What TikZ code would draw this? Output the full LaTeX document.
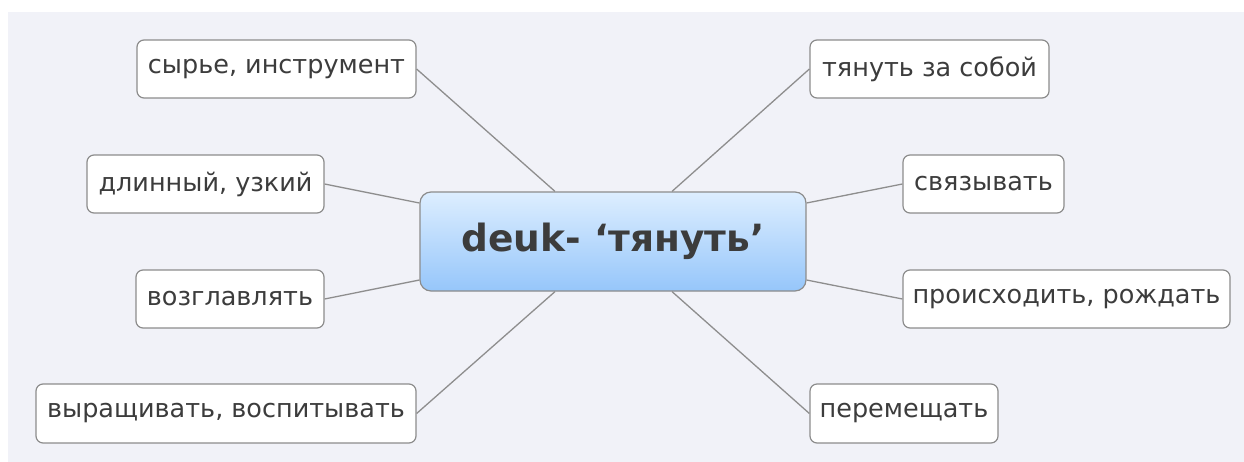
\documentclass[tikz,border=0pt]{standalone}
\usepackage{fontspec}
\setmainfont{DejaVu Sans}
\definecolor{panel}{HTML}{F1F2F8}
\definecolor{ink}{HTML}{3C3C3C}
\definecolor{edge}{HTML}{8C8C8C}
\definecolor{wire}{HTML}{8E8E8E}
\definecolor{hubtop}{HTML}{DDEEFF}
\definecolor{hubbot}{HTML}{96C6FA}
\tikzset{
  leaf/.style={draw=edge, line width=1.2pt, fill=white, rounded corners=7pt,
    inner sep=0pt, text=ink, font=\fontsize{25.5}{29}\selectfont},
  hub/.style={draw=edge, line width=1.2pt, rounded corners=11pt, inner sep=0pt,
    top color=hubtop, bottom color=hubbot, text=ink,
    font=\fontsize{37.5}{42}\selectfont\bfseries},
  link/.style={draw=wire, line width=1.3pt}
}
\begin{document}
\begin{tikzpicture}[x=1pt,y=-1pt]
\useasboundingbox (0,0) rectangle (1244,461);
\fill[white] (-5,-5) rectangle (1250,470);
\fill[panel] (8,12) rectangle (1250,470);

% central idea
\node[hub, minimum width=386pt, minimum height=99pt] (c) at (613,241.5) {deuk- ‘тянуть’};

% left branches
\node[leaf, minimum width=279pt, minimum height=58pt] (l1) at (276.5,69) {сырье, инструмент};
\node[leaf, minimum width=237pt, minimum height=58pt] (l2) at (205.5,184) {длинный, узкий};
\node[leaf, minimum width=188pt, minimum height=58pt] (l3) at (230,299) {возглавлять};
\node[leaf, minimum width=380pt, minimum height=59pt] (l4) at (226,413.5) {выращивать, воспитывать};

% right branches
\node[leaf, minimum width=239pt, minimum height=58pt] (r1) at (929.5,69) {тянуть за собой};
\node[leaf, minimum width=161pt, minimum height=58pt] (r2) at (983.5,184) {связывать};
\node[leaf, minimum width=327pt, minimum height=58pt] (r3) at (1066.5,299) {происходить, рождать};
\node[leaf, minimum width=188pt, minimum height=59pt] (r4) at (904,413.5) {перемещать};

% connectors
\draw[link] (l1.east) -- ([xshift=-58pt]c.north);
\draw[link] (l2.east) -- ([yshift=38.5pt]c.west);
\draw[link] (l3.east) -- ([yshift=-38.5pt]c.west);
\draw[link] (l4.east) -- ([xshift=-58pt]c.south);
\draw[link] (r1.west) -- ([xshift=59pt]c.north);
\draw[link] (r2.west) -- ([yshift=38.5pt]c.east);
\draw[link] (r3.west) -- ([yshift=-38.5pt]c.east);
\draw[link] (r4.west) -- ([xshift=59pt]c.south);
\end{tikzpicture}
\end{document}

========

**EXERCISE OBJECTIVE**
Extract every line of the data exactly; pictures stay out.

**THE REPLY**
What TikZ code would draw this? Output the full LaTeX document.
\documentclass[tikz,border=0pt]{standalone}
\usepackage{fontspec}
\setmainfont{DejaVu Sans}
\definecolor{panel}{HTML}{F1F2F8}
\definecolor{ink}{HTML}{3C3C3C}
\definecolor{edge}{HTML}{8C8C8C}
\definecolor{wire}{HTML}{8E8E8E}
\definecolor{hubtop}{HTML}{DDEEFF}
\definecolor{hubbot}{HTML}{96C6FA}
\tikzset{
  leaf/.style={draw=edge, line width=1.2pt, fill=white, rounded corners=7pt,
    inner sep=0pt, text=ink, font=\fontsize{25.5}{29}\selectfont},
  hub/.style={draw=edge, line width=1.2pt, rounded corners=11pt, inner sep=0pt,
    top color=hubtop, bottom color=hubbot, text=ink,
    font=\fontsize{37.5}{42}\selectfont\bfseries},
  link/.style={draw=wire, line width=1.3pt}
}
\begin{document}
\begin{tikzpicture}[x=1pt,y=-1pt]
\useasboundingbox (0,0) rectangle (1244,461);
\fill[white] (-5,-5) rectangle (1250,470);
\fill[panel] (8,12) rectangle (1250,470);

% central idea
\node[hub, minimum width=386pt, minimum height=99pt] (c) at (613,241.5) {deuk- ‘тянуть’};

% left branches
\node[leaf, minimum width=279pt, minimum height=58pt] (l1) at (276.5,69) {сырье, инструмент};
\node[leaf, minimum width=237pt, minimum height=58pt] (l2) at (205.5,184) {длинный, узкий};
\node[leaf, minimum width=188pt, minimum height=58pt] (l3) at (230,299) {возглавлять};
\node[leaf, minimum width=380pt, minimum height=59pt] (l4) at (226,413.5) {выращивать, воспитывать};

% right branches
\node[leaf, minimum width=239pt, minimum height=58pt] (r1) at (929.5,69) {тянуть за собой};
\node[leaf, minimum width=161pt, minimum height=58pt] (r2) at (983.5,184) {связывать};
\node[leaf, minimum width=327pt, minimum height=58pt] (r3) at (1066.5,299) {происходить, рождать};
\node[leaf, minimum width=188pt, minimum height=59pt] (r4) at (904,413.5) {перемещать};

% connectors
\draw[link] (l1.east) -- ([xshift=-58pt]c.north);
\draw[link] (l2.east) -- ([yshift=38.5pt]c.west);
\draw[link] (l3.east) -- ([yshift=-38.5pt]c.west);
\draw[link] (l4.east) -- ([xshift=-58pt]c.south);
\draw[link] (r1.west) -- ([xshift=59pt]c.north);
\draw[link] (r2.west) -- ([yshift=38.5pt]c.east);
\draw[link] (r3.west) -- ([yshift=-38.5pt]c.east);
\draw[link] (r4.west) -- ([xshift=59pt]c.south);
\end{tikzpicture}
\end{document}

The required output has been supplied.